Time-series sensor data is what you record when a sensor is sampled repeatedly over time and each reading is kept in order, tagged with when it was taken. The defining feature is that time itself is part of the data. A single temperature reading tells you the temperature now, but a time series of temperature readings tells you whether it is rising, falling, oscillating, or spiking, which is usually the more useful thing to know. The same holds for a robot's joint angles, a vehicle's speed, or an accelerometer's output.
Because order and timing matter, time-series sensor data has to be handled differently from data where each record stands alone. Two readings that look identical can mean very different things depending on what came before them, and the interval between samples often carries information about the process being measured. This is why physical AI systems, which continuously monitor changing physical quantities, produce enormous amounts of time-series data and why preserving accurate timestamps is so important.
Key takeaways
- Time-series sensor data is a time-ordered sequence of readings, where the sequence and timing are part of the meaning.
- It reveals trends, rhythms, and events that unordered data cannot capture.

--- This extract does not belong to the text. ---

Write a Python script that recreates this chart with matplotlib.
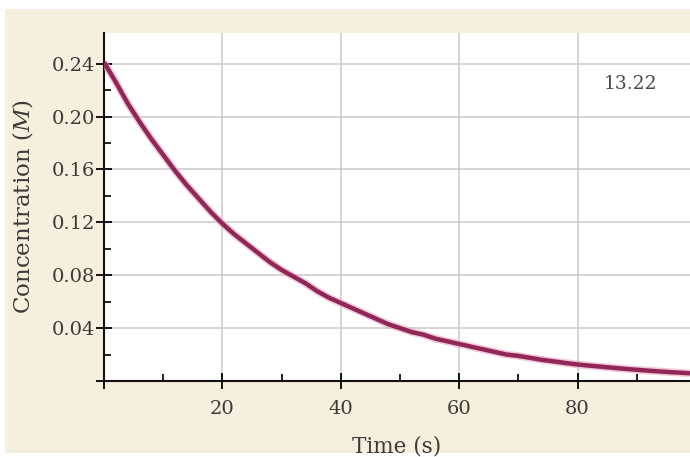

- It is the natural data form for monitoring changing physical processes, so accurate timestamps are essential.
How it works
Time-series sensor data is produced by sampling a sensor at some rate and recording each value with a timestamp. Analysis then looks for structure across time, such as a rising trend, a repeating cycle, a correlation between channels, or an anomaly that departs from the usual pattern. Because different sensors may sample at different rates, working with several time series together often requires resampling or interpolation so that their timestamps line up. The integrity of the timestamps is critical, since an error in timing can distort every downstream conclusion about how the underlying process is behaving.
Why it matters
For physical AI, almost everything worth knowing is about change over time, so time-series sensor data is the substrate on which perception, control, and evaluation are built. It matters to anyone analyzing robot or vehicle behavior, because the temporal structure is often exactly where the interesting signal lives, whether that is a developing fault, a rare event, or the difference between a smooth and a jerky motion. Preserving the ordering and precise timing of this data is what makes it possible to reconstruct and reason about what a machine actually experienced.
Frequently asked questions
What makes time-series data different from ordinary data?
In time-series data the order and timing of records carry meaning, so you cannot shuffle the rows without destroying information. This is different from datasets where each record is independent and order does not matter.
Why do timestamps matter so much?
Timestamps let you reconstruct the true sequence and timing of events, and they let you align multiple sensors that sample at different rates. An error in timing can distort trends, hide events, or misalign fused streams, so accurate timestamps are foundational.
How is time-series sensor data used in physical AI?
It is used to monitor and reason about changing quantities, such as a robot's joint states or a vehicle's motion, over time. Sequences of these readings form the basis for detecting events, learning control, and evaluating behavior.